Um dem Thema postpartale Depression mehr Raum zu verschaffen, findet am Freitag, 28. Oktober, im Bloomell Coffeehouse in Olten ein Infoabend mit Kurzreferaten statt. Im Rahmen der Solothurner Aktionstage Psychische Gesundheit lädt die Kontaktstelle Selbsthilfe Kanton Solothurn den Verein Postpartale Depression Schweiz, den Schweizerischen Hebammenverband Sektion Aargau/Solothurn und drei Betroffene ein. Auch Redlich und Weber werden anwesend sein.
«Die Erkrankung ist gemein»
«Die Erkrankung ist gemein, denn sie betrifft das ganze Umfeld und wird oft erst spät erkannt», sagt Weber. Symptome sind die klassischen Anzeichen einer Depression:Niedergeschlagenheit, Ängste, Gedankenkreisen, Schlaf- und Appetitlosigkeit bis hin zu Suizidgedanken. Dazu stösst manchmal ein Gefühl der Kälte gegenüber dem Kind. «Erkrankte können die Bedürfnisse ihres Kindes oft schlecht lesen», erklärt Weber. Eine postpartale Depression kann noch sechs bis neun Monate nach der Geburt ausbrechen, eine Diagnose ist entsprechend schwierig. Weber empfiehlt den Edinburgh-Postnatal-Depressions-Skala-Fragebogen, ein schneller Selbsttest. «Jede Hebamme soll den Test ihren Klientinnen zeigen», fordert sie. Damit werde Handlungsbedarf erkannt. Ausserdem: «Eine postpartale Depression muss abgegrenzt werden vom Babyblues.» Dessen ähnliche Symptome verflüchtigen sich nach etwa zwei Wochen. Der EPDS-Fragebogen ist auf der Webseite von Postpartale Depression Schweiz zu finden.
Häufig, aber schwierig zu erkennen also: «Das ruft nach Massnahmen», schlussfolgert Weber. Die wohl dringendsten Forderungen: mehr Betreuungsplätze in der stationären Behandlung und kürzere Wartezeiten in der Psychiatrie. In der Schweiz bestünden jährlich über 15000 Verdachtsfälle, aber nur 60 stationäre Plätze. «Hier muss die Politik tätig werden und Forschung, Implementierung, Evaluation und Aufklärung fördern», verlangt Weber. Aber im Moment würden in der Schweiz noch nicht einmal Daten zur Erkrankung erhoben. Weber argumentiert auch finanziell: Unbehandelt könne die Erkrankung Bindungs- und Entwicklungsstörungen beim Kind nach sich ziehen, die zu behandeln die Gesellschaft dann viel mehr koste.
Ansprechen ist allemal entlastend
Sowohl Weber wie auch Redlich gehen einig darin, dass die Erkrankung mehr Aufmerksamkeit braucht, auch bei Fachpersonen. «Nicht alle sind ideal vorbereitet», sagt Redlich.
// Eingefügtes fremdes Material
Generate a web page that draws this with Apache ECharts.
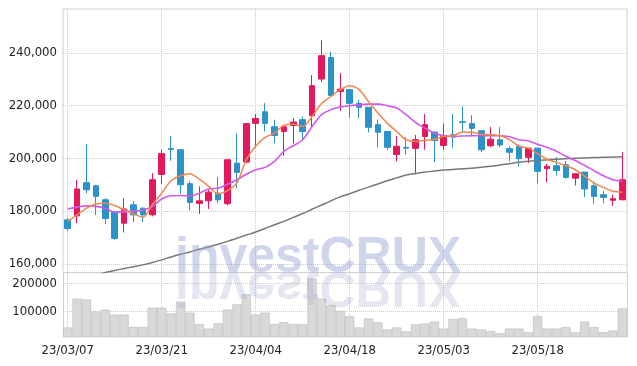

Postpartale Depression Schweiz bietet spezifische Weiterbildungen an. Daran nehmen mehrheitlich Hebammen, aber auch Gynäkologen und Elternberater teil. Redlich findet: «Fachpersonen sollen das Thema ansprechen, auch wenn sie keine Psychologen sind.» Entlastend sei das für Betroffene allemal.
Die Organisation betreibt ausserdem ein Beratungstelefon, sowohl für Betroffene, Angehörige und als Anlaufstelle auch für Fachleute. «Da sind Frauen am Apparat, die selber betroffen waren», erklärt Redlich. «Sie kennen die Situation.» Je nach Bedürfnis vermitteln sie dann weiter: an erfahrene Fachpersonen, die auch auf einer Liste auf der Webseite aufführt sind, oder an das Patennetzwerk; Menschen, die eine postpartale Depression erlebt haben, und nun anderen zur Seite stehen. Über mehr als 90 ehemalige Betroffene verfügt das Netzwerk, darunter auch wenige Männer. Für Betroffene sind die Angebote von Postpartale Depression Schweiz kostenlos.
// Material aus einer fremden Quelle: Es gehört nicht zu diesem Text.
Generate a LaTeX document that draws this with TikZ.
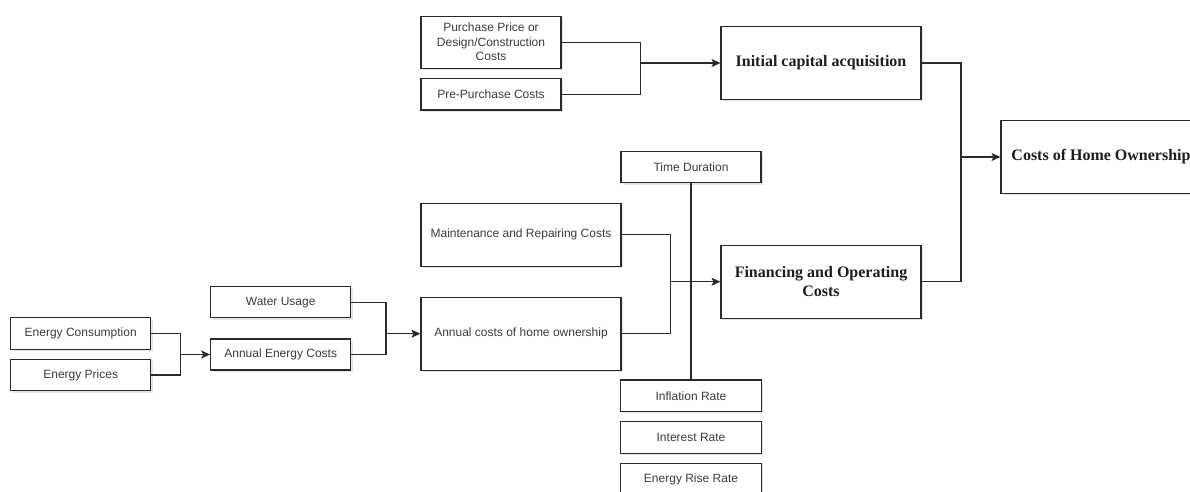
\documentclass[tikz,border=0pt]{standalone}
\usepackage{fontspec}
\setmainfont{Liberation Serif}
\newfontfamily\arialfont{Liberation Sans}
\usetikzlibrary{arrows.meta,shadows}
\definecolor{boxline}{HTML}{2A2A2A}
\definecolor{smalltext}{HTML}{3C3C3C}
\definecolor{bigtext}{HTML}{1E1E1E}
\tikzset{
  box/.style={draw=boxline, line width=1.1pt, fill=white, rectangle, inner sep=0pt, align=center,
    drop shadow={shadow xshift=1.8pt, shadow yshift=-1.8pt, opacity=0.22}},
  smallbox/.style={box, font=\arialfont\fontsize{12}{14.5}\selectfont, text=smalltext},
  bigbox/.style={box, font=\bfseries\fontsize{16}{19}\selectfont, text=bigtext},
  link/.style={draw=boxline, line width=1.1pt},
  arrowlink/.style={link, -{Stealth[length=9pt,width=8pt,inset=2pt]}}
}
\begin{document}
\begin{tikzpicture}[x=1pt,y=-1pt]
\useasboundingbox (0,0) rectangle (1190,492);
\begin{scope}
\clip (0,0) rectangle (1190,492);
% upper group
\node[smallbox, minimum width=140pt, minimum height=52pt] (pp) at (491,42.2) {Purchase Price or\\Design/Construction\\Costs};
\node[smallbox, minimum width=140pt, minimum height=31.5pt] (pre) at (491,94.3) {Pre-Purchase Costs};
\node[bigbox, minimum width=200pt, minimum height=72.6pt] (init) at (821,63) {Initial capital acquisition};
\node[bigbox, minimum width=200pt, minimum height=72.6pt] (cho) at (1101,157) {Costs of Home Ownership};
\node[bigbox, minimum width=200pt, minimum height=73.3pt] (fin) at (821,281.7) {Financing and Operating\\Costs};
% middle group
\node[smallbox, minimum width=140pt, minimum height=31pt] (td) at (691,167.2) {Time Duration};
\node[smallbox, minimum width=200pt, minimum height=62.7pt] (mr) at (521,234.7) {Maintenance and Repairing Costs};
\node[smallbox, minimum width=200pt, minimum height=72.7pt] (ac) at (521,333.7) {Annual costs of home ownership};
% left group
\node[smallbox, minimum width=140pt, minimum height=31pt] (wu) at (280.7,302.2) {Water Usage};
\node[smallbox, minimum width=140pt, minimum height=31pt] (aec) at (280.7,354.5) {Annual Energy Costs};
\node[smallbox, minimum width=140pt, minimum height=31.6pt] (ec) at (80.7,333.5) {Energy Consumption};
\node[smallbox, minimum width=140pt, minimum height=31.4pt] (ep) at (80.7,375) {Energy Prices};
% rates
\node[smallbox, minimum width=141pt, minimum height=31.7pt] (inf) at (691,395.8) {Inflation Rate};
\node[smallbox, minimum width=141pt, minimum height=31.6pt] (int) at (691,437.5) {Interest Rate};
\node[smallbox, minimum width=141pt, minimum height=31.5pt] (err) at (691,479) {Energy Rise Rate};
% junctions
\coordinate (j1) at (640.7,63);
\coordinate (j2) at (961,157);
\coordinate (j3) at (670.7,281.7);
\coordinate (j4) at (386,333.7);
\coordinate (j5) at (180.7,354.5);
% connectors
\draw[link] (pp.east) -| (j1);
\draw[link] (pre.east) -| (j1);
\draw[arrowlink] (j1) -- (init.west);
\draw[link] (init.east) -| (j2);
\draw[link] (fin.east) -| (j2);
\draw[arrowlink] (j2) -- (cho.west);
\draw[link] (mr.east) -| (j3);
\draw[link] (ac.east) -| (j3);
\draw[arrowlink] (j3) -- (fin.west);
\draw[link] (td.south) -- (inf.north);
\draw[link] (wu.east) -| (j4);
\draw[link] (aec.east) -| (j4);
\draw[arrowlink] (j4) -- (ac.west);
\draw[link] (ec.east) -| (j5);
\draw[link] (ep.east) -| (j5);
\draw[arrowlink] (j5) -- (aec.west);
\end{scope}
\end{tikzpicture}
\end{document}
Am wichtigsten sei es, über die Erkrankung zu sprechen, sagt Redlich aus Erfahrung. Und auch Vorsorge sei möglich, neben einem informierten Umfeld zum Beispiel auch mit Schlafinseln: sich also so zu organisieren, dass regelmässig durchgeschlafene Nächte möglich sind. Dazu sei es sinnvoll, eine zusätzliche Kinderbetreuung zu haben, «ohne schlechtes Gewissen», betont Redlich. Wer sich Hilfe holt, tut letztlich auch dem Kind etwas Gutes.